Source	Entries	License	Role
Misaki `us_gold`	90,201	Apache 2.0	Vetted narrow IPA. Highest-quality core.
CMUdict 0.7b	135,166	BSD-style	Broad ARPABET, converted to IPA at build time.
Misaki `us_silver`	93,361	Apache 2.0	Less-vetted near-IPA; gap fill.
WikiPron `eng_latn_us_broad`	101,371	CC-BY-SA / Apache 2.0	Wiktionary scrape, pronunciation variants.
`wordfreq`	n/a	MIT	Per-word rarity rank from Zipf frequency.

The pipeline in corpus/ is reproducible — fetch the four source files, run corpus/build.py, get the exact data/openepd.json we ship. Details (ARPABET → IPA mapping, Misaki near-IPA expansion, WikiPron narrow-form stripping) live in corpus/README.md.

Using it

From Rust

[dependencies]
open-english-pronouncing-dictionary = "0.1"
phonetics = { package = "phonetics-rs", version = "0.3", features = ["transcriptions"] }

use open_english_pronouncing_dictionary as openepd;

let corpus = openepd::load()?;
corpus.preferred_ipa("stupid");        // → Some("stˈupəd")
corpus.transcribe("cat dog");          // → Some("kˈætdˈɔɡ")

load() returns a phonetics::transcriptions::Corpus, which carries both a forward word→IPA map and a reverse IPA-prefix trie. The raw JSON is also exposed as openepd::CORPUS_JSON (a &'static str) for callers that want to parse it themselves.

From any other language

data/openepd.json is plain JSON. Schema is documented in corpus/README.md.

Why CC-BY-SA 4.0

WikiPron inherits Wiktionary's CC-BY-SA. Including its entries — which is what gives us the variant-capture advantage — binds the merged corpus to CC-BY-SA too.
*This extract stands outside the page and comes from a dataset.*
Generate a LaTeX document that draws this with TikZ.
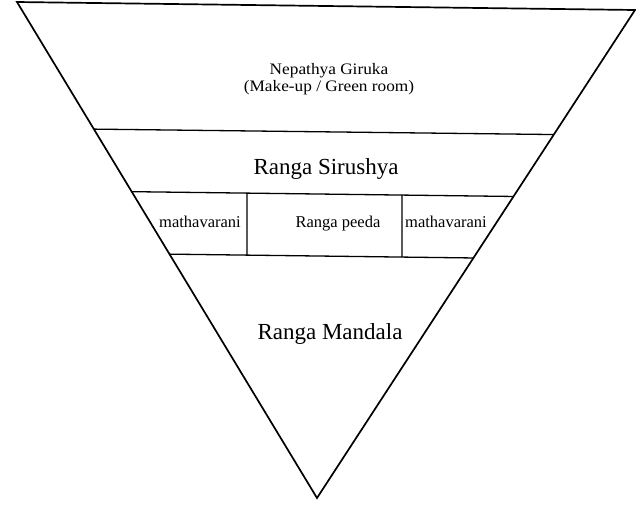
\documentclass[tikz,border=0pt]{standalone}
\usepackage{fontspec}
\setmainfont{Liberation Serif}
\usepackage{graphicx}
\begin{document}
\begin{tikzpicture}[x=1pt,y=-1pt,
  edge/.style={line width=1.7pt,line join=miter},
  band/.style={line width=1.3pt},
  divider/.style={line width=1.1pt},
  bigtxt/.style={font=\fontsize{23}{27}\selectfont,inner sep=0pt},
  smalltxt/.style={font=\fontsize{16.5}{19}\selectfont,inner sep=0pt,anchor=base},
  widetxt/.style={font=\fontsize{16}{18}\selectfont,inner sep=0pt,align=center}]
\useasboundingbox (0,0) rectangle (636,504);
% corners of the triangle
\coordinate (TL) at (17,2);
\coordinate (TR) at (635,10);
\coordinate (A) at (317,498);
\draw[edge] (TL) -- (TR) -- (A) -- cycle;
% band lines
\coordinate (L1l) at (intersection of TL--A and 0,128--636,135.5);
\coordinate (L1r) at (intersection of TR--A and 0,128--636,135.5);
\coordinate (L2l) at (intersection of TL--A and 0,190--636,198);
\coordinate (L2r) at (intersection of TR--A and 0,190--636,198);
\coordinate (L3l) at (intersection of TL--A and 0,252--636,260);
\coordinate (L3r) at (intersection of TR--A and 0,252--636,260);
\draw[band] (L1l) -- (L1r);
\draw[band] (L2l) -- (L2r);
\draw[band] (L3l) -- (L3r);
% dividers
\coordinate (D1t) at (intersection of L2l--L2r and 247,0--247,504);
\coordinate (D1b) at (intersection of L3l--L3r and 247,0--247,504);
\coordinate (D2t) at (intersection of L2l--L2r and 402,0--402,504);
\coordinate (D2b) at (intersection of L3l--L3r and 402,0--402,504);
\draw[divider] (D1t) -- (D1b);
\draw[divider] (D2t) -- (D2b);
% texts
\node[widetxt] (nep) at (329,79) {\scalebox{1.08}[1]{Nepathya Giruka}\\[-1pt]\scalebox{1.08}[1]{(Make-up / Green room)}};
\node[bigtxt] (sir) at (326,169) {Ranga Sirushya};
\node[smalltxt] (mat1) at (200,227) {mathavarani};
\node[smalltxt] (peeda) at (338,227) {Ranga peeda};
\node[smalltxt] (mat2) at (446,227) {mathavarani};
\node[bigtxt] (man) at (330,334) {Ranga Mandala};
\end{tikzpicture}
\end{document}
To produce a permissive (Apache 2.0) build, omit WikiPron in corpus/build.py; you'll lose ~25k variant transcriptions and the long-tail Wiktionary entries.

The Rust loader code in src/ is also CC-BY-SA, for simplicity — it's ten lines of include_str!, and the data is the only thing worth licensing here.

Compared to

CMUdict: this is CMUdict-as-IPA plus three other layers. ~2× the unique words and proper narrow vowels.
Misaki gold: this is a strict superset (Misaki gold is included verbatim as the preferred layer for the 90k words it covers).
WikiPron US broad scrape: same source data, but cleaned to broad IPA, merged with higher-quality dictionaries, and indexed by frequency.

Status

v0.1 — first published release. The schema is stable; refresh cadence will be driven by upstream source updates (Misaki, CMUdict, WikiPron all see periodic revisions).

License

CC-BY-SA 4.0. See LICENSE.

Upstream attributions for the merged data are listed in corpus/README.md and preserved per-entry as the ipa source labels (misaki_gold, cmu, misaki_silver, wikipron).